Thursday, March 3, 2011

DirectQ Update - 3rd March 2011 - Part 2

I've switched waterwarp back to my old software-Quake-alike render to texture warp. The reasoning for this is that I frankly missed it; it was nice to be able to say that I had an underwater warp that looked like software Quake's.

I have however retained the more recent projection matrix mangling warp as an option for slower machines; this is selectable by choosing r_waterwarp 2.

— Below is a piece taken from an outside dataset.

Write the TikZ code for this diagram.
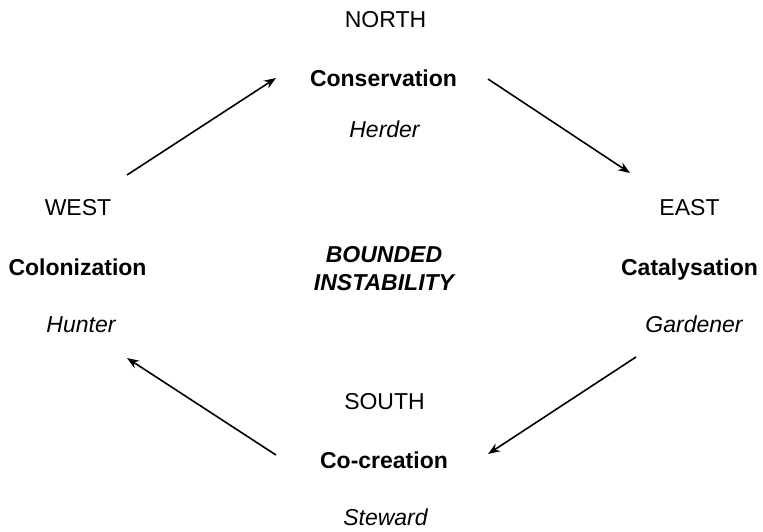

The render to texture warp has been made highly configurable; look for cvars beginning with the text "r_waterwarp" and play with the values. None of these are exposed via menus and I'm not going to tell you what they do; they're toys for you to discover and play around with. :)

4 comments:

=peg= said...

Nice! I was actually hoping you would do that, as the transition from water to above water was a little rough for my taste with the projection matrix waterwarp..

Baker said...

This comment maybe lacks a bit of focus, but I am perpetually amazed by MH and the sheer amount of coding he does and how quickly.

Plus all of the internal "goo" he's had to fix up inside the engine as he essentially remasters the Quake code.

Although I'm not even close to MH's league .. I can't even see the stadium he plays in from where I am ... his constant rewrites somehow motivate me.

Maybe in 2 weeks I'll have some interesting stuff for MH to think about when I do an engine release.

metlslime said...

since hardware rendering can actually result in scenes that are partly underwater (when the water surface clips the near plane visibly) i always thought it might be cool to render that case with only the underwater part of the screen distorted and blended. Never tried it, not sure if the likely problems are solvable, but it's an interesting idea.

mhquake said...

Interesting idea. In theory, because I'm doing render to texture, I could mask out regions which should and shouldn't be warped, and even define a scaling factor to apply to the warp effect. I'm already actually doing this to fade out the warp at the edges of the screen (otherwise we get a nice sine wave effect there). That should also work well when you're looking into a pool.

Not gonna happen in the near future, but definitely one to store up for later.